The 14-Bit Breakthrough, the 8-Bit Bet
A Bangalore lab published a 14-bit molecular memristor in Nature — the highest ever recorded. Now the startup spun out from that lab has a TSMC tape-out date, and the chip they are building is 8-bit.

A Bangalore team published a molecular memristor in Nature last year with 14-bit precision — 16,384 distinct conductance states in a single memory cell, IISc reported, a result the paper called a leap forward in computing efficiency. The startup spinning out of IISc's Center for Nano Science and Engineering is now trying to put that research into a chip you can actually buy. Their target: 8-bit resolution on TSMC's 22-nanometer process, with a 4-bit power-saving mode for ultra-low-demand inference. A minimum viable product is planned within a year, EE Times reported.
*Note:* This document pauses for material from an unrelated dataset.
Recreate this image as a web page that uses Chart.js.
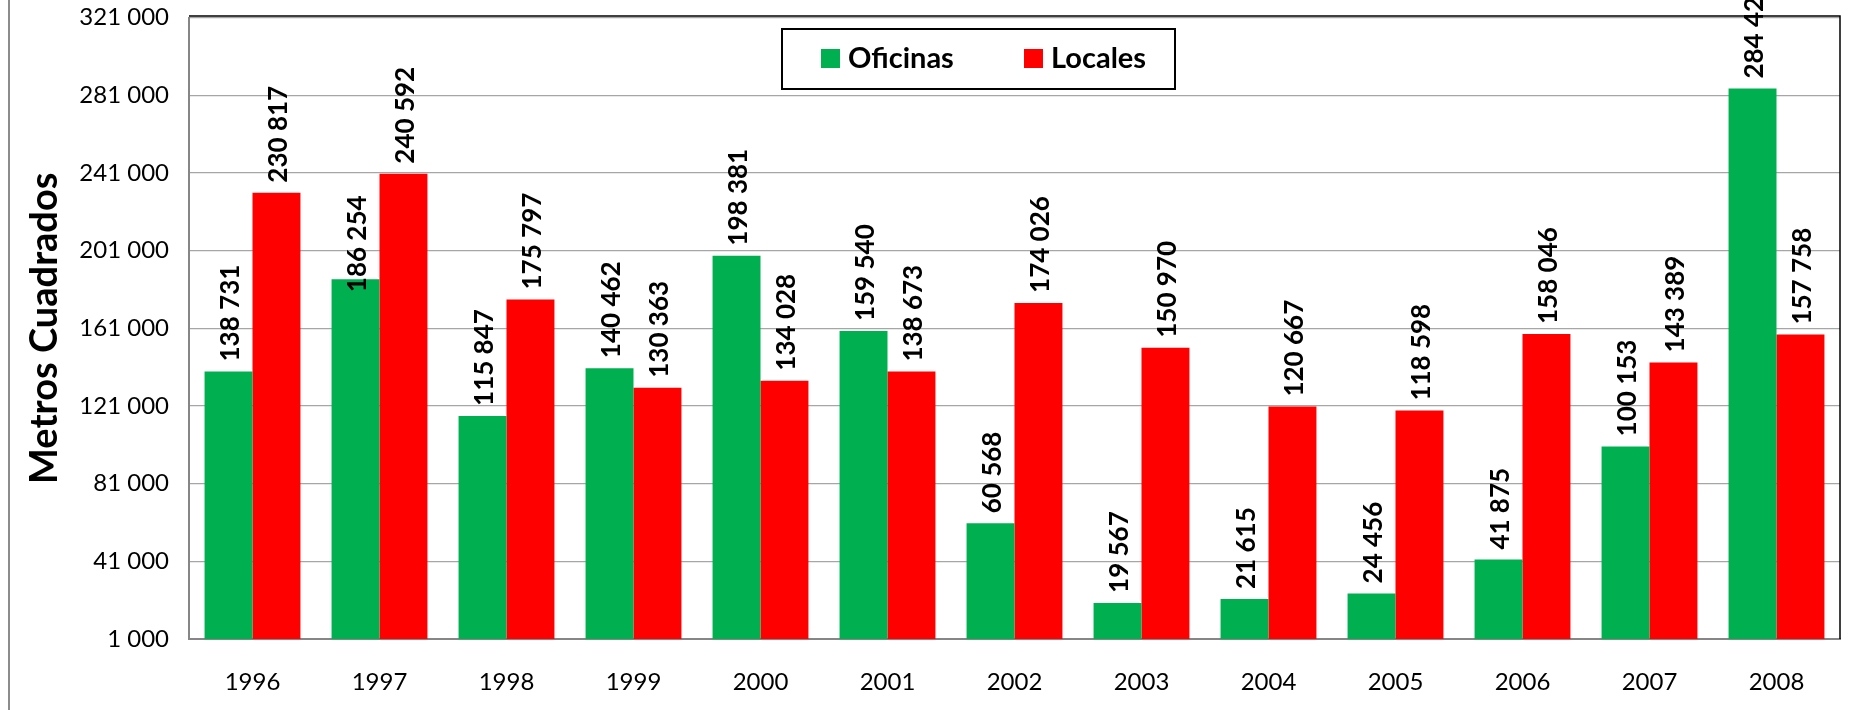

That is not a failure. It is the manufacturing process imposing a tradeoff the prototype never had to make.
The technology is a ruthenium azo-aromatic molecular film that stores and computes in the same place — eliminating the energy shuttle between memory and processor that plagues conventional chip architectures. For convolutional neural networks running on standard hardware, the majority of inference energy is spent not on the math but on moving data on and off DRAM, a problem the field calls the memory wall. The Nature results demonstrated 4.1 trillion operations per second per watt using this approach.
The ruthenium film enables what chemists call zeroth-order kinetics: switching at a constant, predictable rate regardless of starting state, which produces the linear symmetric conductance updates that neuromorphic training requires. The Nature paper describes the mechanism as producing "linear symmetric self-selecting 14-bit kinetic molecular memristors." Conductance states have been tested after seven to eight months with no measurable drift. Endurance was demonstrated to one billion rewrite cycles against roughly one million for conventional flash.
The CeNSE startup will license the patents from IISc. The 22-nm TSMC node is an older, cheaper process — sensible for a device competing on energy efficiency rather than raw compute speed. Ruthenium supply is a practical concern; the team is exploring iron and cobalt alternatives for later versions, EE Times reported.
The 8-bit target is a deliberate engineering compromise. Many edge inference tasks run adequately without 14-bit precision. The question is whether the molecular film can be redesigned to work inside standard foundry tooling at production yield — a fundamentally different challenge from demonstrating the physics in a Bangalore lab. The Nature paper answers the first question. The startup is betting it can answer the second.